Kasai considered butoh to be more of a philosophy than a dance movement. His work returns repeatedly to two themes: apocalypse as both destructive and generative and the struggle between the energies of organic and inorganic matter. The latter is often embodied as the working of Earth itself, with its organic and inorganic components/forces as well as the interaction of humans and technology. Kasai has also been working with temporal themes since his return to the stage in the 1990s, stating that his butoh philosophy is future-oriented.
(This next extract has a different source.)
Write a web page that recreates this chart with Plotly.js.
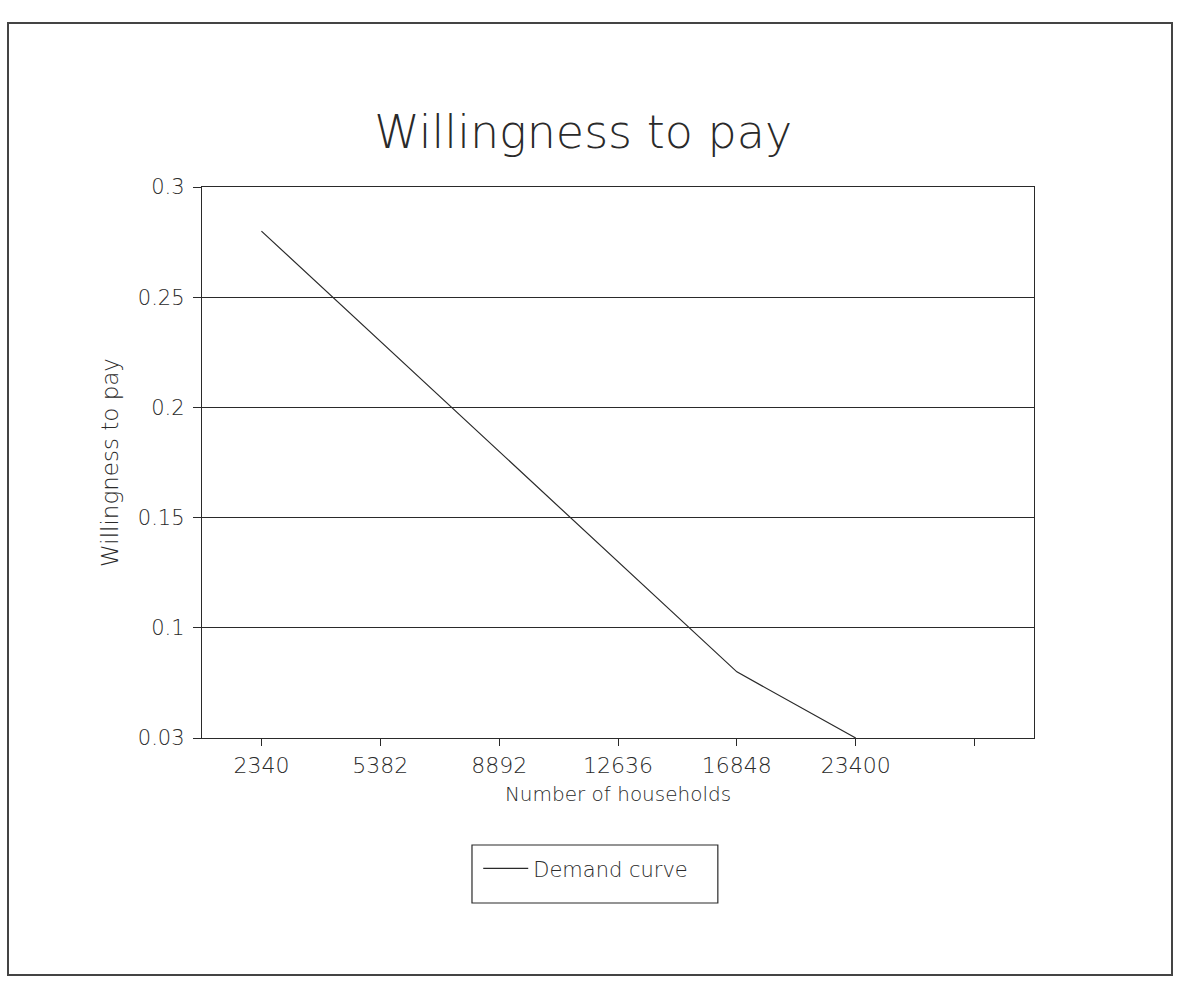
<!DOCTYPE html>
<html>
<head>
<meta charset="utf-8">
<script src="https://cdn.plot.ly/plotly-3.0.1.min.js"></script>
<style>
  html, body { margin: 0; padding: 0; background: #fff; }
  #chart { width: 1183px; height: 982px; }
  #frame { position: absolute; left: 7px; top: 22px; width: 1162px; height: 950px;
           border: 2px solid #444; pointer-events: none; }
</style>
</head>
<body>
<div id="chart"></div>
<div id="frame"></div>
<script>
// Data
const households = ['2340', '5382', '8892', '12636', '16848', '23400'];
const extraCategory = [' '];
const willingness = [0.28, 0.23, 0.18, 0.13, 0.08, 0.05];
const yTickValues = [0.05, 0.1, 0.15, 0.2, 0.25, 0.3];
const yTickLabels = ['0.03', '0.1', '0.15', '0.2', '0.25', '0.3'];

const FONT = 'DejaVu Sans, Liberation Sans, sans-serif';
const INK = '#2a2a2a';

const trace = {
  x: households,
  y: willingness,
  type: 'scatter',
  mode: 'lines',
  name: 'Demand curve',
  line: { color: INK, width: 1.2 }
};

const layout = {
  width: 1183,
  height: 982,
  paper_bgcolor: '#fff',
  plot_bgcolor: '#fff',
  margin: { l: 202, r: 149, t: 187, b: 244 },
  font: { family: FONT, color: INK, weight: 200 },
  title: {
    text: 'Willingness to pay',
    font: { family: FONT, size: 46, color: INK, weight: 200 },
    x: 0.493, xanchor: 'center',
    y: 0.866, yanchor: 'middle'
  },
  xaxis: {
    type: 'category',
    categoryorder: 'array',
    categoryarray: households.concat(extraCategory),
    range: [-0.5, 6.5],
    showgrid: false,
    zeroline: false,
    showline: true,
    linecolor: INK,
    linewidth: 1.2,
    mirror: true,
    ticks: 'outside',
    ticklen: 7,
    tickcolor: INK,
    tickfont: { family: FONT, size: 22, color: INK, weight: 200 },
    title: { text: 'Number of households', font: { family: FONT, size: 20, color: INK, weight: 200 }, standoff: 10 },
    fixedrange: true
  },
  yaxis: {
    range: [0.05, 0.3],
    tickmode: 'array',
    tickvals: yTickValues,
    ticktext: yTickLabels,
    showgrid: true,
    gridcolor: INK,
    gridwidth: 1.2,
    zeroline: false,
    showline: true,
    linecolor: INK,
    linewidth: 1.2,
    mirror: true,
    ticks: 'outside',
    ticklen: 8,
    tickcolor: INK,
    ticklabelstandoff: 4,
    tickfont: { family: FONT, size: 21, color: INK, weight: 200 },
    title: { text: 'Willingness to pay', font: { family: FONT, size: 23, color: INK, weight: 200 }, standoff: 12 },
    fixedrange: true
  },
  showlegend: true,
  legend: {
    orientation: 'h',
    x: 0.332, xanchor: 'left',
    y: -0.2, yanchor: 'top',
    borderwidth: 0,
    bgcolor: 'rgba(0,0,0,0)',
    itemwidth: 45,
    font: { family: FONT, size: 21, color: INK, weight: 200 }
  },
  shapes: [{
    type: 'rect', xref: 'paper', yref: 'paper',
    x0: 0.3245, x1: 0.620, y0: -0.1942, y1: -0.2995,
    line: { color: INK, width: 1.2 }
  }]
};

Plotly.newPlot('chart', [trace], layout, { displayModeBar: false, staticPlot: true });
</script>
</body>
</html>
The philosophy is most evident in Kasai's thoughts of the body, movement and language. Like Hijikata, Kasai believes that the body, words and choreography are intricately related but in somewhat different ways. Kasai considers dance to be an inherently social activity and the dancer should strive for a “between space” which is an intersection between the dancer and the audience that happens when the rational mind quiets and the body begins to move. He states that dance eliminates the physical self, with humans becoming “bodies of sensation.” Since words live in the air, as the body moves, it is the way to understand the body. Through what he calls “voice power” the body is not “I” or “you” but rather an impersonal pronoun that transcends dancer and spectator to a total consciousness. Kasai’s butoh is strongly influenced by Eurythmy but it is also the extension of Hijikata’s butoh, especially in the role of language, and the concept that the body is something that is created, rather than given by nature.
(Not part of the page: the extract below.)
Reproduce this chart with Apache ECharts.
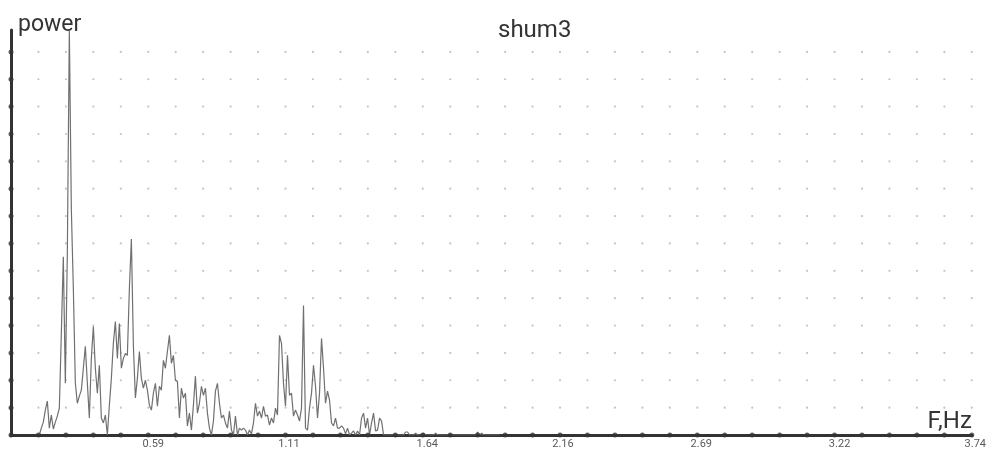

As a dancer, Kasai promotes a different body aesthetic than in traditional butoh (slow, horizontal and low positions), with quicker movement, vertical movement, use of the entire stage and eyes engaged rather than looking off into the distance and upward posture. He stated that his teacher Kazuo Ohno always told him not to move around so much, but Kasai has criticized the slow, reserved movements of most butoh, stating that he cannot understand dance without much movement, believing very slow movement risks turning it into an object. Despite this, his solo dance style has been compared to that of Ohno and considers this three-year apprenticeship with him as formative. Kasai states that his is music-oriented and weak in visual images, and that when he hears music, movement flows naturally.

As a choreographer, Kasai states that Hijikata is his greatest influence although he did not study under him directly. Both believe choreography is external, rather than internal to the dancer as it gives concepts to the dancers to create a collective body. Another common thread is to not pre-prepare the choreography, but rather to concentrate on what one feels intuitively between the dancer and choreographer before movement begins. As a choreographer, Kasai states he must sense the unique “smell” of each dancer, be it “tart”, ”acidic”, “sweet” or other as each has a unique quality, which helps determine what movements are best for them. He tries to avoid giving dancers images based on words, but rather has them focus on forms. He also tends to have dancers avoid the skills they acquired in their training (Graham, ballet, etc.) and work on something they have not done before. However, he does admit that he does have an overall image in mind for the production, with dancers’ movements conforming to that image.